例えば,摂食障害で苦しんでいる人々が増えていますが,摂食障害の症状のひとつにうつ状態があります。このうつ状態を改善できないと摂食障害の治療を進めていくのは困難です。また,人格障害の場合にもうつ状態になりますし,アルコール依存,ワーカホリック,過重債務,衝動買い,ギャンブル,虐待の加害者等の依存症的な問題にはうつはつきものです。このように典型的なうつ病ではなくても,うつ状態になることがありますし,うつの症状をコントロールしない限りこれらの問題を解決するのは困難です。
2.依存的な性格とうつ
どの程度のうつ病の患者がいるかについては統計はないかもしれませんが,実際に治療を受けていないうつ病の人は結構多いのではないかと思います。特に日本人の国民性はうつ反応を起こしやすいと考えられます。「MMPI」という性格テストがありますが,その各国の比較を見ますと,2番目のうつの項目(Dスケール)が,他の国民と比べると日本人は明らかに高いのです。この対象となったのは一般の人々ですから,「MMPI」の性格テストからいえることは,日本人の性格はうつ的な傾向であるということです。あまりありがたいものではありませんが,実際に私がアメリカでの生活から日本に戻って感じていることは,日本人は依存的で,コミュニケーションも自分の意見や考えを率直に発言するより,人に合わせるような仕方が特徴で,依存的な性格に加えてこのようなコミュニケーションをしているのであれば,ストレスや危機に直面したときにはうつ的な反応をしてしまうでしょう。アメリカの臨床の現場ではうつ病という診断を下す場合,カルテの「人格障害」を記載する欄には“依存性人格障害”か,そこまで至らなければ“依存性人格障害的傾向”というように書くことが多くありました。
日本人の依存的な性格は,うつ状態から回復するためには見逃してはならない要因です。うつ状態に陥った場合,依存的な性格との関連も考慮しながら治療をするか否かは,予後に大きな差が生じてくるでしょう。うつの治療をしながら症状コントロールをし,あわせて依存的な性格も扱っていくようにしていけば再発のリスクを大きく軽減することができます。
薬物療法によってうつ状態が改善したとします。多くのうつの患者は症状が改善しますと治療を継続しなくなってしまいます。治ったと思ったり,薬はなるべく飲まないほうがいいと思ったりするからでしょう。
薬によってうつ状態がよくなったとしても,それでうつ病が治っているわけではないことが多いので,薬は飲みつづけたほうがいいのです。

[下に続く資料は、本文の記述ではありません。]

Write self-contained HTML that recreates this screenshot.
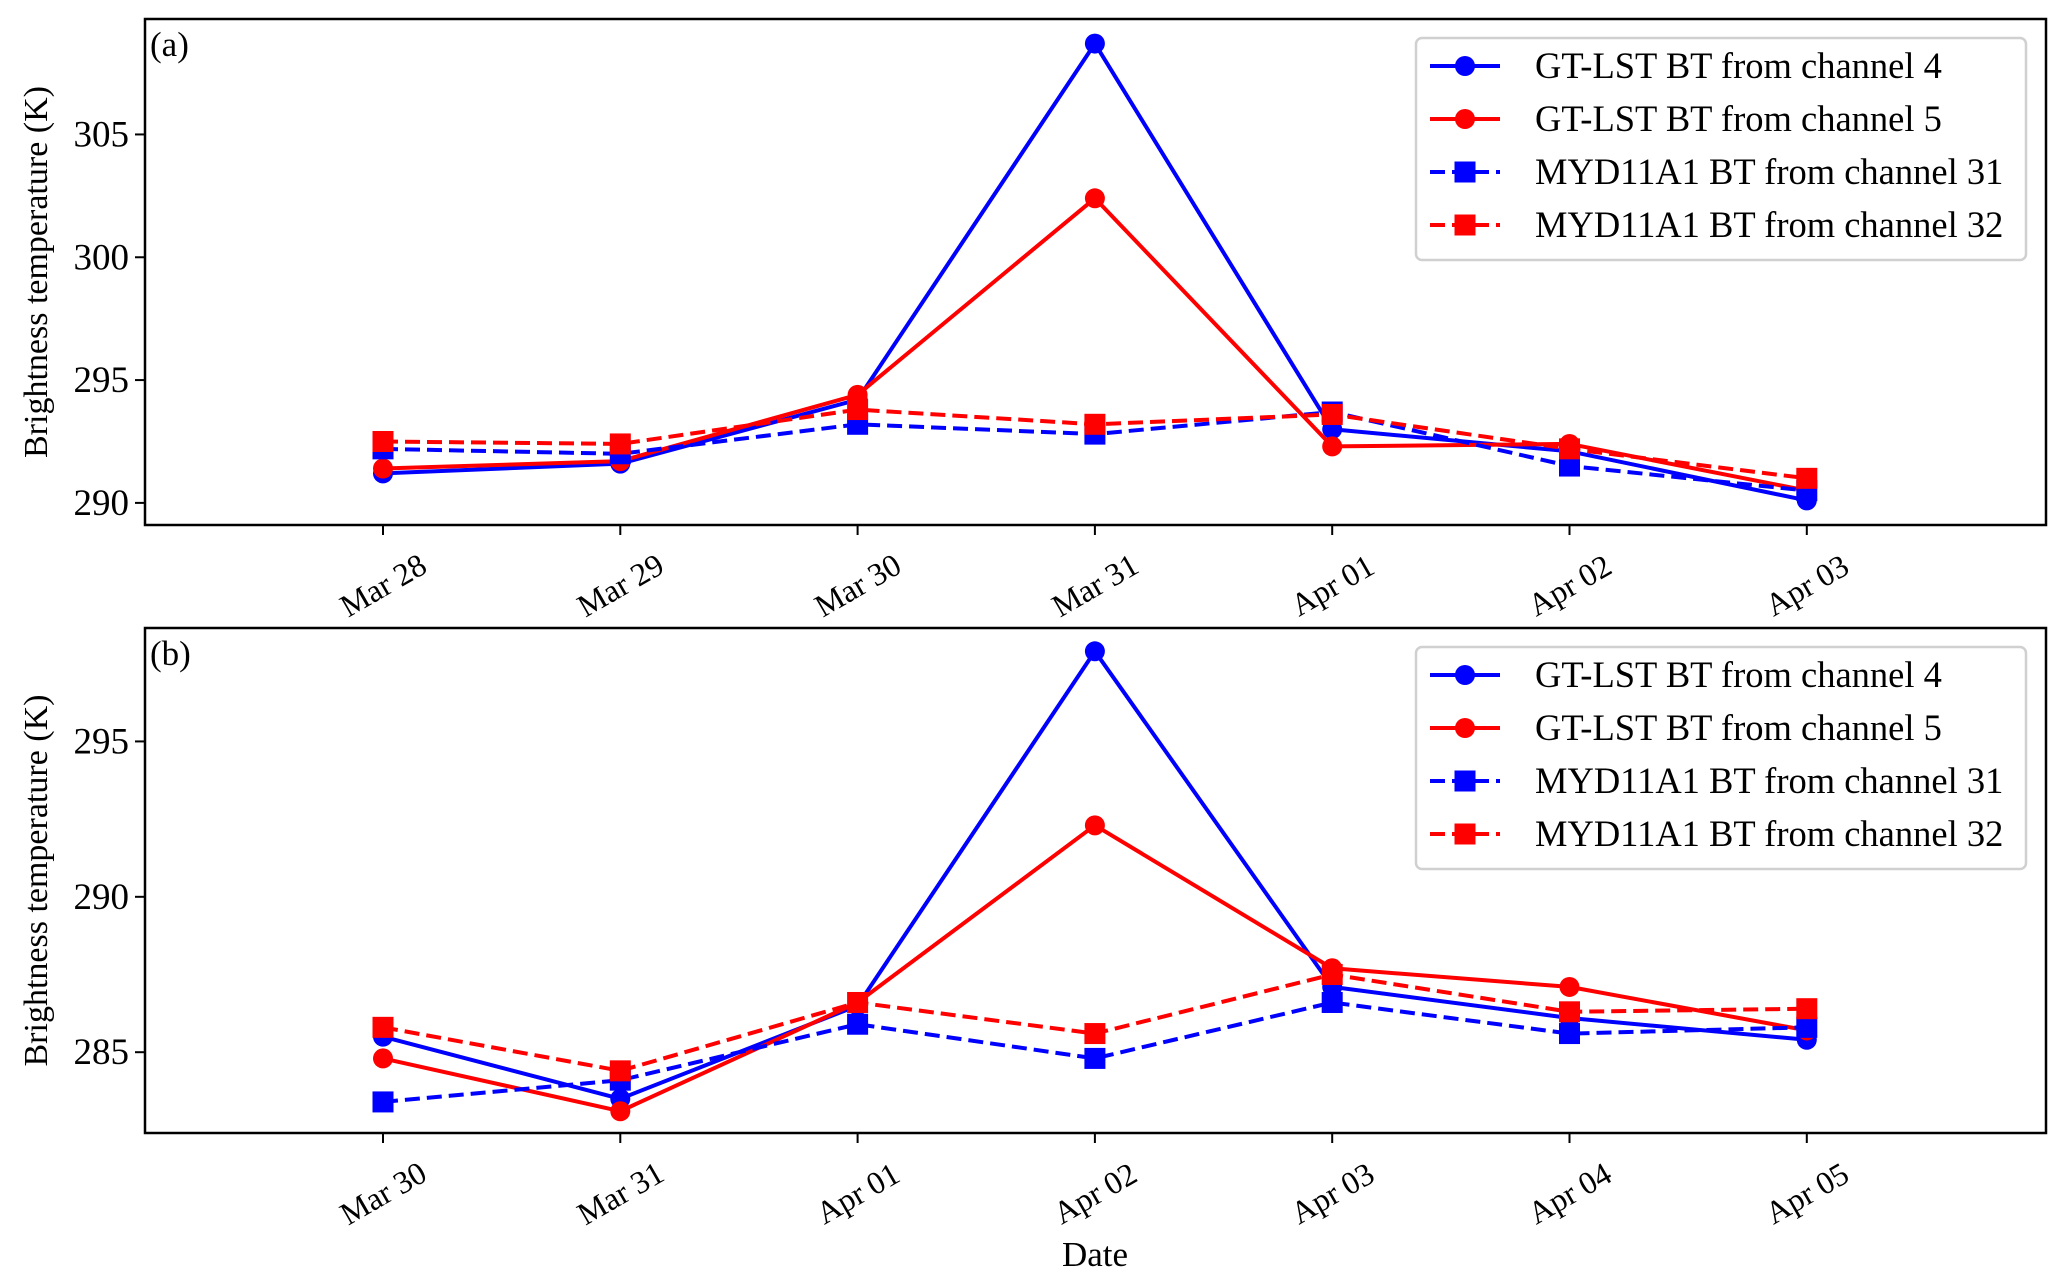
<!DOCTYPE html>
<html><head><meta charset="utf-8"><style>
html,body{margin:0;padding:0;background:#fff;}
svg{display:block;font-family:"Liberation Serif",serif;}
</style></head><body>
<svg id="fig" width="2067" height="1281" viewBox="0 0 2067 1281" xmlns="http://www.w3.org/2000/svg"></svg>
<script>
// ---- data ----
const datesA = ["Mar 28","Mar 29","Mar 30","Mar 31","Apr 01","Apr 02","Apr 03"];
const datesB = ["Mar 30","Mar 31","Apr 01","Apr 02","Apr 03","Apr 04","Apr 05"];
const ch4A  = [291.2, 291.6, 294.2, 308.7, 293.0, 292.1, 290.1];
const ch5A  = [291.4, 291.7, 294.4, 302.4, 292.3, 292.4, 290.5];
const ch31A = [292.2, 292.0, 293.2, 292.8, 293.7, 291.5, 290.5];
const ch32A = [292.5, 292.4, 293.8, 293.2, 293.6, 292.2, 291.0];
const ch4B  = [285.5, 283.5, 286.5, 297.9, 287.1, 286.1, 285.4];
const ch5B  = [284.8, 283.1, 286.6, 292.3, 287.7, 287.1, 285.7];
const ch31B = [283.4, 284.1, 285.9, 284.8, 286.6, 285.6, 285.8];
const ch32B = [285.8, 284.4, 286.6, 285.6, 287.5, 286.3, 286.4];
const ticksA = [290, 295, 300, 305];
const ticksB = [285, 290, 295];
const legendLabels = ["GT-LST BT from channel 4","GT-LST BT from channel 5","MYD11A1 BT from channel 31","MYD11A1 BT from channel 32"];

const NS = "http://www.w3.org/2000/svg";
const svg = document.getElementById('fig');
function mk(tag, attrs, parent){
  const e = document.createElementNS(NS, tag);
  for (const k in attrs) e.setAttribute(k, attrs[k]);
  (parent||svg).appendChild(e);
  return e;
}
const L = 145, R = 2046, x0 = 383, dx = 237.3;
const xAt = i => x0 + i*dx;

function panel(p){
  const g = mk('g', {});
  
  
  const yOf = v => p.bottom - (v - p.ymin) / (p.ymax - p.ymin) * (p.bottom - p.top);
  const series = [
    {vals:p.s4, color:'#0000ff', dash:null, mark:'circle', name:'series-gt-lst-ch4'},
    {vals:p.s5, color:'#ff0000', dash:null, mark:'circle', name:'series-gt-lst-ch5'},
    {vals:p.s31, color:'#0000ff', dash:'15 7', mark:'square', name:'series-myd11a1-ch31'},
    {vals:p.s32, color:'#ff0000', dash:'15 7', mark:'square', name:'series-myd11a1-ch32'}
  ];
  series.forEach(s => {
    const sg = mk('g', {}, g);
    
    
    const pts = s.vals.map((v,i)=> xAt(i).toFixed(1)+','+yOf(v).toFixed(1)).join(' ');
    const pl = mk('polyline', {points:pts, fill:'none', stroke:s.color, 'stroke-width':4, 'stroke-linejoin':'round'}, sg);
    if (s.dash) pl.setAttribute('stroke-dasharray', s.dash);
    
    
    s.vals.forEach((v,i) => {
      let m;
      if (s.mark === 'circle') m = mk('circle', {cx:xAt(i), cy:yOf(v), r:10, fill:s.color}, sg);
      else m = mk('rect', {x:xAt(i)-10.5, y:yOf(v)-10.5, width:21, height:21, fill:s.color}, sg);
      
      
    });
  });
  const fr = mk('rect', {x:L, y:p.top, width:R-L, height:p.bottom-p.top, fill:'none', stroke:'#000', 'stroke-width':2.5}, g);
  
  
  p.yt.forEach(t => {
    const y = yOf(t);
    mk('line', {x1:L-10, x2:L, y1:y, y2:y, stroke:'#000', 'stroke-width':2}, g);
    const tx = mk('text', {x:L-16, y:y+12, 'text-anchor':'end', 'font-size':37}, g);
    tx.textContent = t;
    
    
  });
  p.dates.forEach((d,i) => {
    const x = xAt(i);
    mk('line', {x1:x, x2:x, y1:p.bottom, y2:p.bottom+10, stroke:'#000', 'stroke-width':2}, g);
    const cy = p.bottom + 60;
    const tx = mk('text', {x:x, y:cy+11, 'text-anchor':'middle', 'font-size':32, transform:`rotate(-30 ${x} ${cy})`}, g);
    tx.textContent = d;
    
    
  });
  const yc = (p.top + p.bottom)/2;
  const yl = mk('text', {x:36, y:yc, 'text-anchor':'middle', 'font-size':34, transform:`rotate(-90 36 ${yc})`, dy:11}, g);
  yl.textContent = 'Brightness temperature (K)';
  
  
  const pl = mk('text', {x:150, y:p.top+37, 'font-size':35}, g);
  pl.textContent = p.label;
  
  
  const lg = mk('g', {}, g);
  
  
  const lt = p.top + 19;
  mk('rect', {x:1416, y:lt, width:610, height:222, rx:6, fill:'#fff', stroke:'#d0d0d0', 'stroke-width':2.5}, lg);
  series.forEach((s,k) => {
    const y = lt + 28 + k*53;
    const e = mk('g', {}, lg);
    
    
    const ln = mk('line', {x1:1430, x2:1500, y1:y, y2:y, stroke:s.color, 'stroke-width':4}, e);
    if (s.dash) ln.setAttribute('stroke-dasharray', '15 7');
    if (s.mark === 'circle') mk('circle', {cx:1465, cy:y, r:10, fill:s.color}, e);
    else mk('rect', {x:1454.5, y:y-10.5, width:21, height:21, fill:s.color}, e);
    const tx = mk('text', {x:1535, y:y+12, 'font-size':36.5}, e);
    tx.textContent = legendLabels[k];
  });
}

panel({name:'panel-a', label:'(a)', top:19, bottom:525, ymin:289.1, ymax:309.7, yt:ticksA, dates:datesA, s4:ch4A, s5:ch5A, s31:ch31A, s32:ch32A});
panel({name:'panel-b', label:'(b)', top:628, bottom:1133, ymin:282.4, ymax:298.65, yt:ticksB, dates:datesB, s4:ch4B, s5:ch5B, s31:ch31B, s32:ch32B});

const xl = mk('text', {x:1095, y:1266, 'text-anchor':'middle', 'font-size':35});
xl.textContent = 'Date';


</script>
</body></html>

薬を飲みつつ,そして症状がコントロールされていると,カウンセリングも受けやすくなります。カウンセリングで依存的な性格を少しずつ修正していくようにするのです。自分の心の中で思っていることや考えていることがなかなか口に出せなかったのを,少しずつ言えるように学習するのです。正しい意味での自己主張,自己表現ができるようにしていくなら,自分の考えや気持ちを胸の中に溜め込んだまま極端に抑圧しなくなりますので,予後は良好になります。
しかし,うつの症状がよくなっても,以前と同じような性格やコミュニケーションの仕方であれば,またしばらくすると元に戻ってしまう可能性が高くなります。薬を飲んでしばらくしてよくなると,薬を止める。しばらくするとまたうつ状態が戻ってきて再び薬をもらう。そういうことを繰り返していますと,慢性化してしまうおそれがあります。
うつ病については,豊富な情報が得られるようになりましたが,生育歴との関係,性格の形成や人生の危機に直面したときの対応の仕方,あるいは,コミュニケーションを含めた対人関係等の要因がうつの病理とどのように関わっているかについては,まだまだ知られていないように思います。しかし,カウンセリングの現場でうつの問題で悩んでいる方々と向き合っていると,上記のような要因はうつの回復の過程では不可欠で,薬物療法を適切に受けられるようになるための助けになるように思われます。それがこの本を書いた主な動機です。